I was recently asked by a friend for my opinion on UK assets following the renewed weakness in sterling and the general Brexit induced pessimism surrounding the UK economy. I am deeply reticent to talk about this type of investment related issue outside of work; primarily because it usually ends up with the person wondering if I really have a job in the investment industry – I don’t know where markets are headed, I don’t have any good stock tips and have no unequivocal opinions on key economic issues.
Although it is inevitably a conversation killer, I instead try to turn to sensible and broad investment principles; on this occasion I said something along the lines of: “It depends on your time horizon, if you are investing for the long-term – like your pension – then buying unloved and undervalued assets can be a good idea, but if you are looking for a short-term trade the risk and uncertainty is extremely high”. Whilst I think the general point here is sound*, on reflection I made a major behavioural omission, which I think is fairly common when thinking about time horizons.
When we talk about investment time horizons we often focus on only two discrete points – when we invest and when we plan to disinvest.
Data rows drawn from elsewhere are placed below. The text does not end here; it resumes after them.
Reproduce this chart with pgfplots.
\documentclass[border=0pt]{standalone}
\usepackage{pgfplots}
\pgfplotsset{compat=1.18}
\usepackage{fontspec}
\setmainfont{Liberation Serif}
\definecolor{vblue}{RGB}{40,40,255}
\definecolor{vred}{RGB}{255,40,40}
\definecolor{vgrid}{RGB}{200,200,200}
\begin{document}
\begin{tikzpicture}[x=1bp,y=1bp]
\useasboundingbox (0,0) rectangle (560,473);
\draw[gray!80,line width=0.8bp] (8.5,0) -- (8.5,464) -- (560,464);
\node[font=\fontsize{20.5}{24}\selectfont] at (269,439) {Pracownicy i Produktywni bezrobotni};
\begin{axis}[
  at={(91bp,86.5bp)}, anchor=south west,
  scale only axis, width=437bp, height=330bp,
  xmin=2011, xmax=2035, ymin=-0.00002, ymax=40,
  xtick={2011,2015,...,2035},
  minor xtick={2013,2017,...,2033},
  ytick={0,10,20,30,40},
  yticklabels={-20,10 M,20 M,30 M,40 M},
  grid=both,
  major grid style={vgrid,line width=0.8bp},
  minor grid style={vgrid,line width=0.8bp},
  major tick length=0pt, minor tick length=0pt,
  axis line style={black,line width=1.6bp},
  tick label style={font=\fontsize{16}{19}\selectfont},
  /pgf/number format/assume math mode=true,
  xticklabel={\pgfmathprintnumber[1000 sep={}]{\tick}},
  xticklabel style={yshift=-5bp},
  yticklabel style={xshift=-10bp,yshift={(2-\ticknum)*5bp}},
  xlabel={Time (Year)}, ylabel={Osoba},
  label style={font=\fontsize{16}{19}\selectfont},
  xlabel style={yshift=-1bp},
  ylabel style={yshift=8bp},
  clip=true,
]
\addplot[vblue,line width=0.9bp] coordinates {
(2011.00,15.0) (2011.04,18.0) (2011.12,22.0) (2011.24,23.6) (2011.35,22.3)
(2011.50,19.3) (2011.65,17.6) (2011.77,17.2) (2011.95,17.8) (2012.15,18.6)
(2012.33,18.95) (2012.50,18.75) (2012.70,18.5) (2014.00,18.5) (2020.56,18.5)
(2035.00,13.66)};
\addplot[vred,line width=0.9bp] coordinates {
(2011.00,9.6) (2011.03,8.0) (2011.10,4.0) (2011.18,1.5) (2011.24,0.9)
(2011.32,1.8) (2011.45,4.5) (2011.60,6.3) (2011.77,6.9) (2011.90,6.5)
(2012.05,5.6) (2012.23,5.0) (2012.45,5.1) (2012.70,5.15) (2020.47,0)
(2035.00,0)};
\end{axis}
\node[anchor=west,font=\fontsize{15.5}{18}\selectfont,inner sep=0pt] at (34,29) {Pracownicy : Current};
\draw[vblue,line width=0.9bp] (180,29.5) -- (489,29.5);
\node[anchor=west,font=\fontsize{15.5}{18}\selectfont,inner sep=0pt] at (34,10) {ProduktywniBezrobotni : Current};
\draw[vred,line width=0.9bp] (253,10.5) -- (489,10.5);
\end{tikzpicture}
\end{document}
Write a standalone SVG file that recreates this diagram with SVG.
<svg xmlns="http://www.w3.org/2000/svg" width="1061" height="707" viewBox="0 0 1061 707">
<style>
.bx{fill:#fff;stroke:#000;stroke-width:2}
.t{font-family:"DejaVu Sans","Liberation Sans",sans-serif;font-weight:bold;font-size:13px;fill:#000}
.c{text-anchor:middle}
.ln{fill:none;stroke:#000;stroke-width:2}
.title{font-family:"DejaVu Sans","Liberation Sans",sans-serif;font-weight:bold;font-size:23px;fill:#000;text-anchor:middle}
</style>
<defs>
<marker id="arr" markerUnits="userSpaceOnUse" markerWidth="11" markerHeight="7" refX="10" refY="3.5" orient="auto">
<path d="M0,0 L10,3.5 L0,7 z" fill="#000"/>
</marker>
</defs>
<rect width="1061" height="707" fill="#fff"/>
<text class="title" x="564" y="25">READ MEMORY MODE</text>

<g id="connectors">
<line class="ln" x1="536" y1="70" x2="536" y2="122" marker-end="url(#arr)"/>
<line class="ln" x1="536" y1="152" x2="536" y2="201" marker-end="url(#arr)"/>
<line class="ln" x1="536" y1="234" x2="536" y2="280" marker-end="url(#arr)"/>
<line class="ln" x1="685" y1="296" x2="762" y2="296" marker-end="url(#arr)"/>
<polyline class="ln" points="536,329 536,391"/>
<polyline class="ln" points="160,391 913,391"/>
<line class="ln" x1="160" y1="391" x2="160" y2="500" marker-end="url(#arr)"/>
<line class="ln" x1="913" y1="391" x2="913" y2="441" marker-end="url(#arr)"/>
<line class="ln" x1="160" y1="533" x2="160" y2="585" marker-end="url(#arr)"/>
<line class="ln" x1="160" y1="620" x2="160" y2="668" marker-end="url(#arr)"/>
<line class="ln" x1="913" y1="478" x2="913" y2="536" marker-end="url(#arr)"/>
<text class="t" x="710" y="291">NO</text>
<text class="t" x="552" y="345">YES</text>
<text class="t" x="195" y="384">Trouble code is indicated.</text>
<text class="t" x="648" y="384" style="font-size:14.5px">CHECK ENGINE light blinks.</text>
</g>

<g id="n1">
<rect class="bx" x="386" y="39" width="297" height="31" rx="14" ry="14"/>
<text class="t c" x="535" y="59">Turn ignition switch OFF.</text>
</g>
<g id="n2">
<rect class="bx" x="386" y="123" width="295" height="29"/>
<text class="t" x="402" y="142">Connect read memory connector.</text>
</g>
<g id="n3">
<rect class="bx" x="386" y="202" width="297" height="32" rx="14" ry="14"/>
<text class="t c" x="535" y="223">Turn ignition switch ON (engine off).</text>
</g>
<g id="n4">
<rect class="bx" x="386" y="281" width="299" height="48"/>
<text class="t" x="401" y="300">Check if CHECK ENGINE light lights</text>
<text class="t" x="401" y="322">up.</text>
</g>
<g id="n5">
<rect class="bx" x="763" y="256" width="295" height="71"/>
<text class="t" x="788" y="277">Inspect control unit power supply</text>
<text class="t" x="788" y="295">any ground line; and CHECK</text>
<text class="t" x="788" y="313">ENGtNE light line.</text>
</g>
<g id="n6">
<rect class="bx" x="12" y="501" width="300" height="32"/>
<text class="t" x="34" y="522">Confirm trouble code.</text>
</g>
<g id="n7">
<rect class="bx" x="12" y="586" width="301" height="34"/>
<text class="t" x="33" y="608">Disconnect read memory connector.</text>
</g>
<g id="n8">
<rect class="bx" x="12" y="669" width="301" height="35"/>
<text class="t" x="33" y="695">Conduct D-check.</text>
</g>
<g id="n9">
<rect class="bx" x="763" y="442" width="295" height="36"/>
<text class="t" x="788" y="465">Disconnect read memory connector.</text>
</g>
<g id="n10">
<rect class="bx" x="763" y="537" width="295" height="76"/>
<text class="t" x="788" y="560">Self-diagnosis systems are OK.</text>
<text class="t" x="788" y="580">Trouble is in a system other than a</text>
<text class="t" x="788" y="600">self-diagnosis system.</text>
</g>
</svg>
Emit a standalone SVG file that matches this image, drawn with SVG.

If I make an investment in my pension today, which I hope to draw upon in 30 years’ time; my time horizon is clear**. Whilst this is an incredibly important element of any investment decision, our tendency is to focus on the start and the end, and neglect what we might do in the intervening period.
What I should have said in response to my friend’s question on the UK is: “it depends on your time horizon…and even if you have a long-term objective, are you going to be checking the valuation and poring over the news every day? If so, then your time horizon might be a great deal shorter than you think”.
Even if our circumstances do not change, our behaviour can lead to our realised time horizon for any given investment being materially different to what we may have stated at the outset. The overwhelming driver of this is how we engage with financial markets – how frequently are we checking our portfolio? How easily can we trade? How anxious do daily price fluctuations make us? Are we eagerly watching the financial news? Are we checking on short-term performance?
Making a long-term investment is not simply investing money with the aim of meeting a temporally distant goal; but understanding the behavioural discipline required to be a long-term investor. Where possible the ‘easiest’ route is simply to disengage from the daily cacophony of market and economic news, and commit to a long-term investment plan. For many^ this is not feasible and in the constant battle between long-term objectives and short-term behavioural pressures there is typically only one winner. Unfortunately, for most of us, this means that investing for the long-term is simply making a succession of short-term decisions.
* I am making the very simple point that valuation matters to long-term expected returns.
** Of course, circumstances may dictate a change in your time horizon.
^ This is a particular problem for professional investors.